Some students said they hope the new library will soon become a part of their study routine, but others said they plan to steer clear of the outgoing construction crews and incoming crowds when the library first opens.
Given the deficit of group-oriented study spaces on campus, library administrators said they decided to build four electronic classrooms for up to 28 people each, as well as group study rooms with plasma screens, projection equipment and smart boards.
Wireless Internet access will be available throughout the library, Associate University Librarian Danuta Nitecki said. She said the electronic classrooms feature drop-down walls that divide students into smaller groups of 14. One room features a laboratory-style configuration of computer stations, and another includes rearrangeable desks with space for laptops.
Although library administrators said they have added a wealth of new technological resources, some students said they are skeptical that the new library will respond to their study needs.
“I had no knowledge of any of the specific changes being made to the library,” Conor Robinson ’10 said. “I think that demonstrates to a certain extent how little student input was considered in the renovation decisions.

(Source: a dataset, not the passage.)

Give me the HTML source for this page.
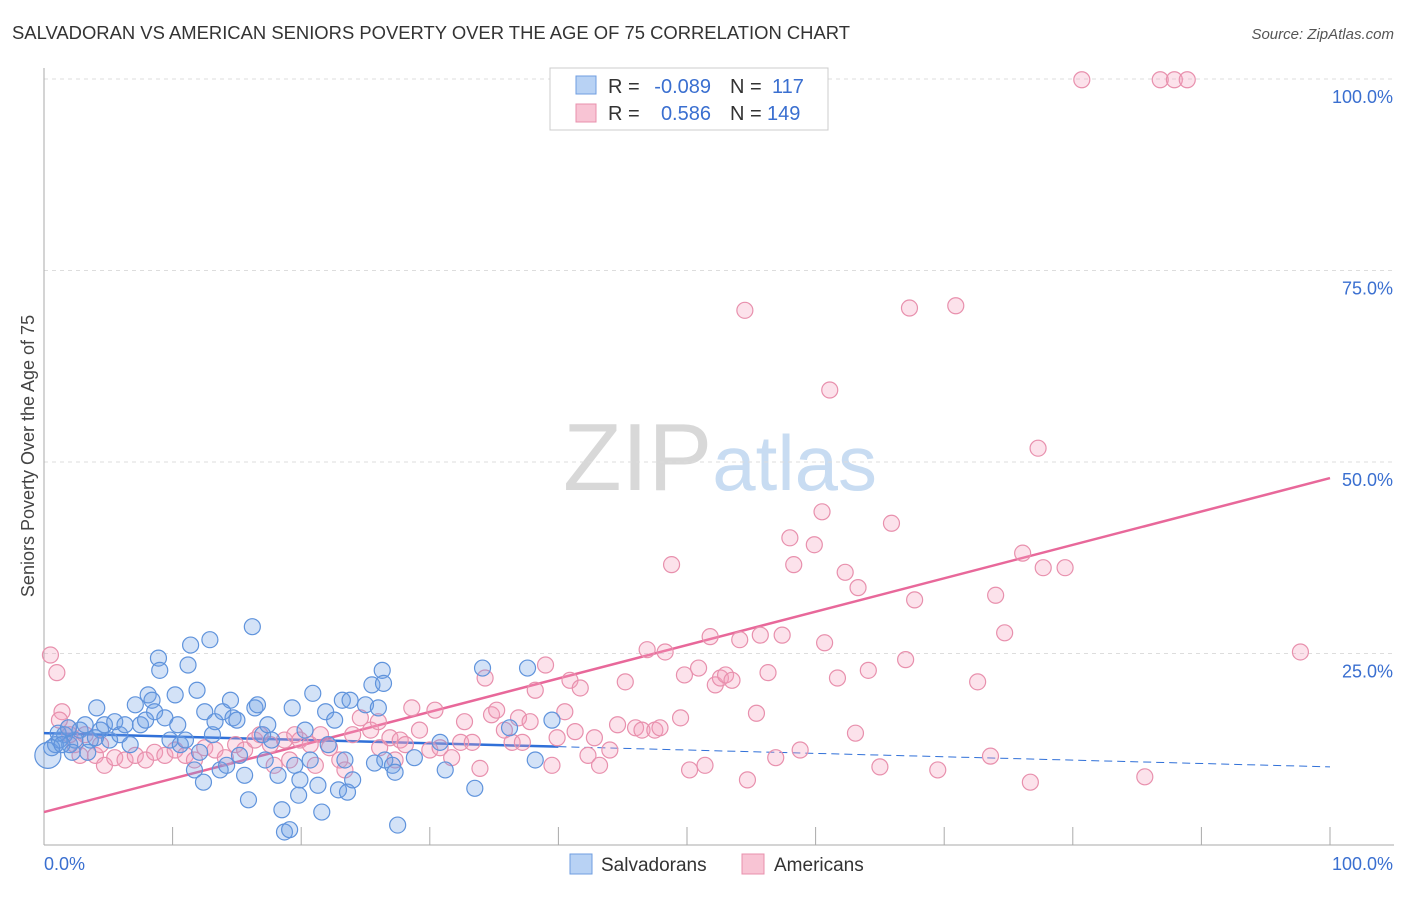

Also, whereas I support the beautification and modernization of Yale, the sound of jackhammers and drills outside the lecture halls takes a lot away from what otherwise would be a close to idyllic learning environment.”

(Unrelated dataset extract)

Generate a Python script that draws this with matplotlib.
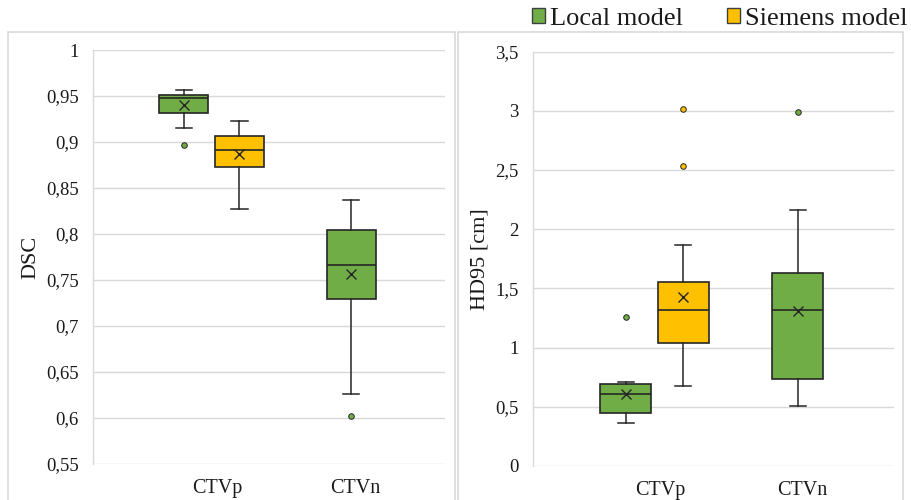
import matplotlib
matplotlib.use('Agg')
import matplotlib.pyplot as plt
from matplotlib.patches import Rectangle, Patch

plt.rcParams['font.family'] = ['Liberation Serif', 'DejaVu Serif']

categories = ['CTVp', 'CTVn']
series = ['Local model', 'Siemens model']
colors = ['#70AD47', '#FFC000']

# DSC box statistics per (series, category): whislo, q1, med, q3, whishi, mean, fliers
dsc_local_ctvp = dict(whislo=0.915, q1=0.9315, med=0.9475, q3=0.951, whishi=0.957, mean=0.940, fliers=[0.8964])
dsc_siemens_ctvp = dict(whislo=0.827, q1=0.873, med=0.8917, q3=0.907, whishi=0.923, mean=0.887, fliers=[])
dsc_local_ctvn = dict(whislo=0.6264, q1=0.729, med=0.766, q3=0.804, whishi=0.8366, mean=0.7565, fliers=[0.6022])

# HD95 [cm]
hd_local_ctvp = dict(whislo=0.364, q1=0.448, med=0.609, q3=0.693, whishi=0.713, mean=0.606, fliers=[1.262])
hd_siemens_ctvp = dict(whislo=0.674, q1=1.04, med=1.318, q3=1.555, whishi=1.867, mean=1.425, fliers=[3.016, 2.535])
hd_local_ctvn = dict(whislo=0.51, q1=0.736, med=1.316, q3=1.628, whishi=2.16, mean=1.312, fliers=[2.993])

dsc_boxes = [(0, 0, dsc_local_ctvp), (1, 0, dsc_siemens_ctvp), (0, 1, dsc_local_ctvn)]
hd_boxes = [(0, 0, hd_local_ctvp), (1, 0, hd_siemens_ctvp), (0, 1, hd_local_ctvn)]

dsc_ticks = [0.55, 0.6, 0.65, 0.7, 0.75, 0.8, 0.85, 0.9, 0.95, 1.0]
dsc_ticklabels = ['0,55', '0,6', '0,65', '0,7', '0,75', '0,8', '0,85', '0,9', '0,95', '1']
hd_ticks = [0, 0.5, 1, 1.5, 2, 2.5, 3, 3.5]
hd_ticklabels = ['0', '0,5', '1', '1,5', '2', '2,5', '3', '3,5']

W, H = 911, 500
fig = plt.figure(figsize=(W / 100, H / 100), dpi=100)

edge = '#262626'
grid = '#d9d9d9'
textc = '#1a1a1a'


def draw_panel(rect, boxes, ticks, ticklabels, ylabel, label_x):
    ax = fig.add_axes(rect)
    ax.set_axisbelow(True)
    for s, c, st in boxes:
        n_series = sum(1 for b in boxes if b[1] == c)
        offset = (-0.2 if s == 0 else 0.2) if n_series > 1 else 0.0
        pos = c + 1 + offset
        stat = dict(st)
        ax.bxp([stat], positions=[pos], widths=0.355, patch_artist=True,
               showmeans=True, capwidths=[0.115],
               boxprops=dict(facecolor=colors[s], edgecolor=edge, linewidth=1.2),
               medianprops=dict(color=edge, linewidth=1.2),
               whiskerprops=dict(color=edge, linewidth=1.1),
               capprops=dict(color=edge, linewidth=1.1),
               meanprops=dict(marker='x', markeredgecolor=edge, markerfacecolor=edge,
                              markersize=7.5, markeredgewidth=1.0),
               flierprops=dict(marker='o', markerfacecolor=colors[s], markeredgecolor=edge,
                               markersize=4, markeredgewidth=0.7))
    ax.set_xlim(0.15, 2.67)
    ax.set_ylim(ticks[0], ticks[-1])
    ax.set_yticks(ticks)
    ax.set_yticklabels(ticklabels)
    ax.set_xticks([1.04, 2.03])
    ax.set_xticklabels(categories)
    ax.tick_params(axis='y', length=0, pad=10, labelsize=13.5, labelcolor=textc)
    ax.tick_params(axis='x', length=0, pad=11, labelsize=14.5, labelcolor=textc)
    ax.yaxis.grid(True, color=grid, linewidth=1.0)
    for sp in ['top', 'right', 'bottom']:
        ax.spines[sp].set_visible(False)
    ax.spines['left'].set_color(grid)
    ax.spines['left'].set_linewidth(1.0)
    ax.set_ylabel(ylabel, fontsize=16, color=textc, va='center')
    ax.yaxis.set_label_coords(label_x, 0.5)
    return ax


ax1 = draw_panel([92.7 / W, 36 / H, (445 - 92.7) / W, 414 / H], dsc_boxes,
                 dsc_ticks, dsc_ticklabels, 'DSC', (31 - 92.7) / (445 - 92.7))
ax2 = draw_panel([532.7 / W, 34 / H, (894 - 532.7) / W, 414.3 / H], hd_boxes,
                 hd_ticks, hd_ticklabels, 'HD95 [cm]', (480 - 532.7) / (894 - 532.7))

# panel frames
for x0, x1 in [(8, 454.5), (457.7, 903)]:
    fig.patches.append(Rectangle((x0 / W, -0.01), (x1 - x0) / W, (H - 32) / H + 0.01,
                                 transform=fig.transFigure, fill=False,
                                 edgecolor=grid, linewidth=1.2))

handles = [Patch(facecolor=colors[i], edgecolor='#404040', linewidth=1.0, label=series[i])
           for i in range(2)]
leg = fig.legend(handles=handles, loc='upper left', bbox_to_anchor=(532 / W, 0.984), ncol=2,
                 frameon=False, fontsize=19, handlelength=0.49, handleheight=0.49,
                 handletextpad=0.2, columnspacing=1.65, borderpad=0, borderaxespad=0)
for t in leg.get_texts():
    t.set_color(textc)

fig.savefig('out.png', dpi=100)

Nitecki admits the library is still a “hard hat construction zone,” but she said she is excited about the design of the new space.

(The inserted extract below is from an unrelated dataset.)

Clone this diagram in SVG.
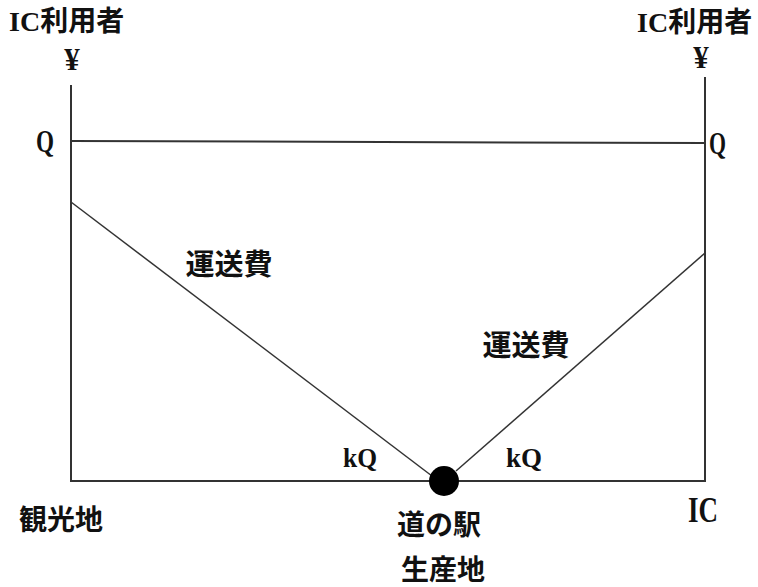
<svg xmlns="http://www.w3.org/2000/svg" width="758" height="587" viewBox="0 0 758 587">
<style>
.ln{stroke:#333;stroke-width:2;fill:none}
.dg{stroke:#333;stroke-width:1.5;fill:none}
.t{font-family:"Liberation Serif","Noto Sans CJK JP",serif;font-weight:bold;fill:#111}
.j{font-family:"Noto Sans CJK JP","Liberation Serif",sans-serif;font-weight:bold;fill:#111;font-size:28px}
</style>
<rect width="758" height="587" fill="#fff"/>
<g id="connectors">
<line class="ln" x1="71" y1="85" x2="71" y2="482"/>
<line class="ln" x1="705" y1="77" x2="705" y2="482"/>
<line class="ln" x1="70" y1="481" x2="706" y2="481"/>
<line class="ln" x1="71" y1="141" x2="705" y2="143"/>
<line class="dg" x1="71" y1="202" x2="432" y2="476"/>
<line class="dg" x1="456" y1="471" x2="705" y2="253"/>
</g>
<g id="michi-no-eki">
<circle cx="444" cy="481" r="15" fill="#000"/>
<text class="j" x="439" y="535" text-anchor="middle">道の駅</text>
<text class="j" x="443" y="580" text-anchor="middle">生産地</text>
</g>
<g id="left-axis">
<text class="j" x="9" y="31"><tspan class="t" style="font-size:28px">IC</tspan>利用者</text>
<text class="t" x="72" y="70" font-size="31" text-anchor="middle">¥</text>
<text class="t" x="36" y="152" font-size="32" textLength="18" lengthAdjust="spacingAndGlyphs">Q</text>
<text class="j" x="61" y="530" text-anchor="middle">観光地</text>
</g>
<g id="right-axis">
<text class="j" x="637" y="32"><tspan class="t" style="font-size:28px">IC</tspan>利用者</text>
<text class="t" x="701" y="68" font-size="31" text-anchor="middle">¥</text>
<text class="t" x="709" y="154" font-size="32" textLength="17" lengthAdjust="spacingAndGlyphs">Q</text>
<text class="t" x="688" y="522" font-size="35" textLength="30" lengthAdjust="spacingAndGlyphs">IC</text>
</g>
<g id="labels">
<text class="j" x="229" y="275" style="font-size:29px" text-anchor="middle">運送費</text>
<text class="j" x="526" y="356" style="font-size:29px" text-anchor="middle">運送費</text>
<text class="t" x="343" y="467" font-size="28" textLength="34" lengthAdjust="spacingAndGlyphs">kQ</text>
<text class="t" x="506" y="467" font-size="28" textLength="36" lengthAdjust="spacingAndGlyphs">kQ</text>
</g>
</svg>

“There’s all sorts of fabulous material: brick slate millwork, marble, stonework,” she said. “Custom-made textile hangings will be installed against brick walls, beautifully designed tiles will be used to create a frieze for an entry, and a lead-framed glazed glass partition between the study lounge/cafe and the secured area of the library will echo the detailing of windows in Sterling Memorial Library.”
Some students said they are looking forward to being able to use a study space with an atmosphere distinct from that of Sterling Memorial Library.
“For students who dislike studying in Sterling’s oppressive reading rooms, the opening of CCL can’t come soon enough,” Stephanie Lynch ’08 said.
Many students said they expect the newly renovated facility will be a vast improvement.
“I have to admit, I never set foot in the old CCL when it was open during my freshman year,” Nicholas David ’09 said. “I heard that it was a soulless hell-hole filled with cubicles that sounded unnaturally isolated. Anyway, I’m excited for the new one, although it seems to be fairly isolated from all my favorite sources of caffeine.”
But the renovation team took students’ need for study-time nourishment into account when drawing up its plans. A new cafe — managed jointly by library staff, Yale University Dining Services and the Yale Sustainable Food Project — will be open for business during library hours: Monday-Thursday 8 a.m. to 1:30 a.m., Friday 8 a.m. to 5 p.m., Saturday 12 to 5 p.m. and Sunday 12 to 1:30 a.m., Karen Dougherty, director of communications for Yale University Dining Services, said.
“The cafe is a model for how retail food locations — on a college campus or in New Haven — can strive to be sustainable,” Yale Sustainable Food Project Director Melina Shannon-DiPietro said. “You’ll be able to get cappuccino and a scone in the morning and a good roast beef, egg salad or white bean sandwich at lunch.”
The cafe’s food options will be entirely different from those in the dining halls, she said. Although the cafe will not accept meal swipes, students will be able to use Flex dollars, Eli Bucks and bursar charging to pay for their food, Dougherty said.
The cafe expands the project beyond the dining hall and reflects the greater mission of YSFP, Shannon-DiPietro said. The cafe will feature biodegradable packaging, locally grown produce, Fair Trade coffee, organic eggs and hormone- and antibiotic-free meat, she said.
In addition, the menu items featured in the cafe reflect growing campus awareness for the well-being of local Connecticut agriculture and small businesses, said Tagan Engel, the chef in charge of the cafe menu.
Engel said some of the desserts and breakfast pastries will come from local bakeries throughout the state. The cafe staff will encourage these local businesses to use more organic ingredients in the products they supply to the cafe, Engel said.
Although many students said they are excited to try out the new cafe, others said they are worried that the novelty of the new space will affect their productivity.
“I am afraid that the library and cafe will be overcrowded and that it won’t be conducive to a good study environment,” Marisa Poverman ’10 said.